**Aim of the task:** Write the data out again, character for character, with no images.

Begin Records for processing

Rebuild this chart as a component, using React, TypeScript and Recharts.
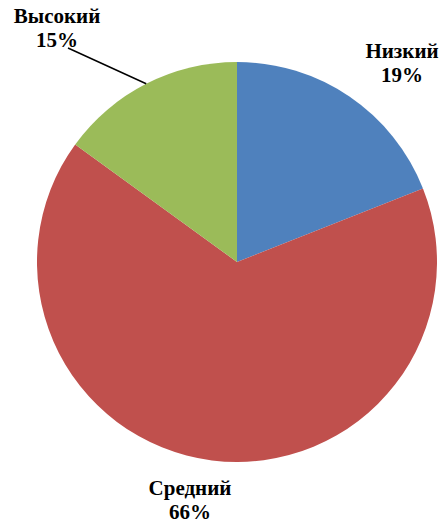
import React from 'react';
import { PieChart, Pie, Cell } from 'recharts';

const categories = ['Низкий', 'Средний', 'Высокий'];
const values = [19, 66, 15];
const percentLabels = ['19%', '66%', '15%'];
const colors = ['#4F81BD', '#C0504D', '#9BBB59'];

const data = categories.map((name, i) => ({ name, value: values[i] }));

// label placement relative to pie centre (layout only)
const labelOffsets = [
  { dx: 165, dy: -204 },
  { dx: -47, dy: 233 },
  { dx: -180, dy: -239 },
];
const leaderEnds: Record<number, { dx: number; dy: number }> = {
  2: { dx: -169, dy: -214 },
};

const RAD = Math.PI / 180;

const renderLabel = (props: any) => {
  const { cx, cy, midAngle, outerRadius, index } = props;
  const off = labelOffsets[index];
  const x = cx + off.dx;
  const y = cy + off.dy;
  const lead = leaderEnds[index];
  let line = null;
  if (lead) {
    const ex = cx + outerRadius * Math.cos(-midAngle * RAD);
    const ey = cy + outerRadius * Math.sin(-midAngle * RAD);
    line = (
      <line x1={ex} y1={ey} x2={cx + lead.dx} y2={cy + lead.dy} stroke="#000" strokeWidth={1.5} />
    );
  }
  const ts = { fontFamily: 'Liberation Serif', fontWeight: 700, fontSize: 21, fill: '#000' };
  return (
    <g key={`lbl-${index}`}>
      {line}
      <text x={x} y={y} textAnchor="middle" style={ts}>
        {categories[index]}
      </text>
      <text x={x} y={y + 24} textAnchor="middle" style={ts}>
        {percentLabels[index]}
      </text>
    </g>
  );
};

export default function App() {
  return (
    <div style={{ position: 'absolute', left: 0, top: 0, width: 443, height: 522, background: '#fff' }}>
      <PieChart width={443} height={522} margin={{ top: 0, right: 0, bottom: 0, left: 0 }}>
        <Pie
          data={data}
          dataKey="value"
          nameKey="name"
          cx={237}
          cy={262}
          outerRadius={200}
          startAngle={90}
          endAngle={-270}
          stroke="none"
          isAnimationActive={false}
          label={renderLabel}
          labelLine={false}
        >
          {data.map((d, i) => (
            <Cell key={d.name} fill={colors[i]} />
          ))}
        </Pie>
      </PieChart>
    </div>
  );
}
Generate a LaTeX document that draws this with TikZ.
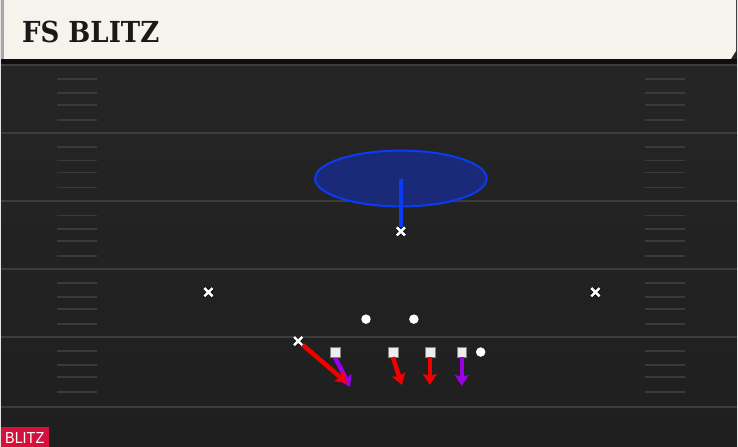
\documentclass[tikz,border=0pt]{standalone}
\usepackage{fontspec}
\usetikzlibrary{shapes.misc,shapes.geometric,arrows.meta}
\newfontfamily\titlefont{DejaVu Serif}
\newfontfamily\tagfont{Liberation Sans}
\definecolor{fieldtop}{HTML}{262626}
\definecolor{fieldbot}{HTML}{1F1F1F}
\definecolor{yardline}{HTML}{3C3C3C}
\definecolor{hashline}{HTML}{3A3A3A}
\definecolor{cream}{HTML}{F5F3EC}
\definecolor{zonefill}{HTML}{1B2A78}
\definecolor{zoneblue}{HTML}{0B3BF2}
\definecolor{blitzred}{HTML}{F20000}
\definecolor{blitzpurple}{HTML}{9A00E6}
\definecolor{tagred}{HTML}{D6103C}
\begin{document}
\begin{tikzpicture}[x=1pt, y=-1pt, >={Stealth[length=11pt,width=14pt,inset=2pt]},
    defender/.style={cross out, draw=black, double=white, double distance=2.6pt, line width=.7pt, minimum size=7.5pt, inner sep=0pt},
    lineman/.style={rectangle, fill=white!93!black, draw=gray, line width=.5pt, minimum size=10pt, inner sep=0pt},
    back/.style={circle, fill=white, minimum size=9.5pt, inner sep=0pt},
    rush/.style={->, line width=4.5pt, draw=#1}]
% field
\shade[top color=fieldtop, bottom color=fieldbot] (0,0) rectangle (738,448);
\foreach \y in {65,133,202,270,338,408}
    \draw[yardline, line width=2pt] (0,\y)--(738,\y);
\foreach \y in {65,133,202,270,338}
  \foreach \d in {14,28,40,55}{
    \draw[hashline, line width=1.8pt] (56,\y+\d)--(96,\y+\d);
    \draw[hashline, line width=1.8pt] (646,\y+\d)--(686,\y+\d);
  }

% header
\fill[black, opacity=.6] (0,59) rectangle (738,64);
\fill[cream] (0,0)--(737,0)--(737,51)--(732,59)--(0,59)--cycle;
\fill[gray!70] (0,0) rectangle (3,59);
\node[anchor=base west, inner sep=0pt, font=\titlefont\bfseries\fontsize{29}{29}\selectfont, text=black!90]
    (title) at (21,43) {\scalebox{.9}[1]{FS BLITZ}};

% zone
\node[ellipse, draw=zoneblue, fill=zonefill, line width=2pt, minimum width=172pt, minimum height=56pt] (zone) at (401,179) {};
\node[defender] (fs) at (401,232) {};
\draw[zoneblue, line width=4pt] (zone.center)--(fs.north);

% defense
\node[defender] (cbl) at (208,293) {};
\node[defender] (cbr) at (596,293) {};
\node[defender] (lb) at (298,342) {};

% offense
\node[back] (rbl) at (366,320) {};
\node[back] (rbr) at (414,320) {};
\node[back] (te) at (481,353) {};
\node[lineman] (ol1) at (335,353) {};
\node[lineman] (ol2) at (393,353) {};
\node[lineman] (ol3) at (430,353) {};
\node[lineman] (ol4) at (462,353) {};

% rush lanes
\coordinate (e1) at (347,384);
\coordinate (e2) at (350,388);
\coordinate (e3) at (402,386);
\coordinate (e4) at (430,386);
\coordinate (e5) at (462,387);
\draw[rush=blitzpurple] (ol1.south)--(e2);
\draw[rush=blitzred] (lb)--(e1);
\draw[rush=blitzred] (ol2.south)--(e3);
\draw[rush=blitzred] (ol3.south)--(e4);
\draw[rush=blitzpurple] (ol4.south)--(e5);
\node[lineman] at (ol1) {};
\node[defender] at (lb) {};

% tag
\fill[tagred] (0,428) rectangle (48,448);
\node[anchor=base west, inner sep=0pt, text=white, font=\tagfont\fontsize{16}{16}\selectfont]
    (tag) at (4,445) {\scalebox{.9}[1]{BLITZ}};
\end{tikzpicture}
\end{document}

End Records for processing

**Solution:**
Rebuild this chart as a component, using React, TypeScript and Recharts.
import React from 'react';
import { PieChart, Pie, Cell } from 'recharts';

const categories = ['Низкий', 'Средний', 'Высокий'];
const values = [19, 66, 15];
const percentLabels = ['19%', '66%', '15%'];
const colors = ['#4F81BD', '#C0504D', '#9BBB59'];

const data = categories.map((name, i) => ({ name, value: values[i] }));

// label placement relative to pie centre (layout only)
const labelOffsets = [
  { dx: 165, dy: -204 },
  { dx: -47, dy: 233 },
  { dx: -180, dy: -239 },
];
const leaderEnds: Record<number, { dx: number; dy: number }> = {
  2: { dx: -169, dy: -214 },
};

const RAD = Math.PI / 180;

const renderLabel = (props: any) => {
  const { cx, cy, midAngle, outerRadius, index } = props;
  const off = labelOffsets[index];
  const x = cx + off.dx;
  const y = cy + off.dy;
  const lead = leaderEnds[index];
  let line = null;
  if (lead) {
    const ex = cx + outerRadius * Math.cos(-midAngle * RAD);
    const ey = cy + outerRadius * Math.sin(-midAngle * RAD);
    line = (
      <line x1={ex} y1={ey} x2={cx + lead.dx} y2={cy + lead.dy} stroke="#000" strokeWidth={1.5} />
    );
  }
  const ts = { fontFamily: 'Liberation Serif', fontWeight: 700, fontSize: 21, fill: '#000' };
  return (
    <g key={`lbl-${index}`}>
      {line}
      <text x={x} y={y} textAnchor="middle" style={ts}>
        {categories[index]}
      </text>
      <text x={x} y={y + 24} textAnchor="middle" style={ts}>
        {percentLabels[index]}
      </text>
    </g>
  );
};

export default function App() {
  return (
    <div style={{ position: 'absolute', left: 0, top: 0, width: 443, height: 522, background: '#fff' }}>
      <PieChart width={443} height={522} margin={{ top: 0, right: 0, bottom: 0, left: 0 }}>
        <Pie
          data={data}
          dataKey="value"
          nameKey="name"
          cx={237}
          cy={262}
          outerRadius={200}
          startAngle={90}
          endAngle={-270}
          stroke="none"
          isAnimationActive={false}
          label={renderLabel}
          labelLine={false}
        >
          {data.map((d, i) => (
            <Cell key={d.name} fill={colors[i]} />
          ))}
        </Pie>
      </PieChart>
    </div>
  );
}
Generate a LaTeX document that draws this with TikZ.
\documentclass[tikz,border=0pt]{standalone}
\usepackage{fontspec}
\usetikzlibrary{shapes.misc,shapes.geometric,arrows.meta}
\newfontfamily\titlefont{DejaVu Serif}
\newfontfamily\tagfont{Liberation Sans}
\definecolor{fieldtop}{HTML}{262626}
\definecolor{fieldbot}{HTML}{1F1F1F}
\definecolor{yardline}{HTML}{3C3C3C}
\definecolor{hashline}{HTML}{3A3A3A}
\definecolor{cream}{HTML}{F5F3EC}
\definecolor{zonefill}{HTML}{1B2A78}
\definecolor{zoneblue}{HTML}{0B3BF2}
\definecolor{blitzred}{HTML}{F20000}
\definecolor{blitzpurple}{HTML}{9A00E6}
\definecolor{tagred}{HTML}{D6103C}
\begin{document}
\begin{tikzpicture}[x=1pt, y=-1pt, >={Stealth[length=11pt,width=14pt,inset=2pt]},
    defender/.style={cross out, draw=black, double=white, double distance=2.6pt, line width=.7pt, minimum size=7.5pt, inner sep=0pt},
    lineman/.style={rectangle, fill=white!93!black, draw=gray, line width=.5pt, minimum size=10pt, inner sep=0pt},
    back/.style={circle, fill=white, minimum size=9.5pt, inner sep=0pt},
    rush/.style={->, line width=4.5pt, draw=#1}]
% field
\shade[top color=fieldtop, bottom color=fieldbot] (0,0) rectangle (738,448);
\foreach \y in {65,133,202,270,338,408}
    \draw[yardline, line width=2pt] (0,\y)--(738,\y);
\foreach \y in {65,133,202,270,338}
  \foreach \d in {14,28,40,55}{
    \draw[hashline, line width=1.8pt] (56,\y+\d)--(96,\y+\d);
    \draw[hashline, line width=1.8pt] (646,\y+\d)--(686,\y+\d);
  }

% header
\fill[black, opacity=.6] (0,59) rectangle (738,64);
\fill[cream] (0,0)--(737,0)--(737,51)--(732,59)--(0,59)--cycle;
\fill[gray!70] (0,0) rectangle (3,59);
\node[anchor=base west, inner sep=0pt, font=\titlefont\bfseries\fontsize{29}{29}\selectfont, text=black!90]
    (title) at (21,43) {\scalebox{.9}[1]{FS BLITZ}};

% zone
\node[ellipse, draw=zoneblue, fill=zonefill, line width=2pt, minimum width=172pt, minimum height=56pt] (zone) at (401,179) {};
\node[defender] (fs) at (401,232) {};
\draw[zoneblue, line width=4pt] (zone.center)--(fs.north);

% defense
\node[defender] (cbl) at (208,293) {};
\node[defender] (cbr) at (596,293) {};
\node[defender] (lb) at (298,342) {};

% offense
\node[back] (rbl) at (366,320) {};
\node[back] (rbr) at (414,320) {};
\node[back] (te) at (481,353) {};
\node[lineman] (ol1) at (335,353) {};
\node[lineman] (ol2) at (393,353) {};
\node[lineman] (ol3) at (430,353) {};
\node[lineman] (ol4) at (462,353) {};

% rush lanes
\coordinate (e1) at (347,384);
\coordinate (e2) at (350,388);
\coordinate (e3) at (402,386);
\coordinate (e4) at (430,386);
\coordinate (e5) at (462,387);
\draw[rush=blitzpurple] (ol1.south)--(e2);
\draw[rush=blitzred] (lb)--(e1);
\draw[rush=blitzred] (ol2.south)--(e3);
\draw[rush=blitzred] (ol3.south)--(e4);
\draw[rush=blitzpurple] (ol4.south)--(e5);
\node[lineman] at (ol1) {};
\node[defender] at (lb) {};

% tag
\fill[tagred] (0,428) rectangle (48,448);
\node[anchor=base west, inner sep=0pt, text=white, font=\tagfont\fontsize{16}{16}\selectfont]
    (tag) at (4,445) {\scalebox{.9}[1]{BLITZ}};
\end{tikzpicture}
\end{document}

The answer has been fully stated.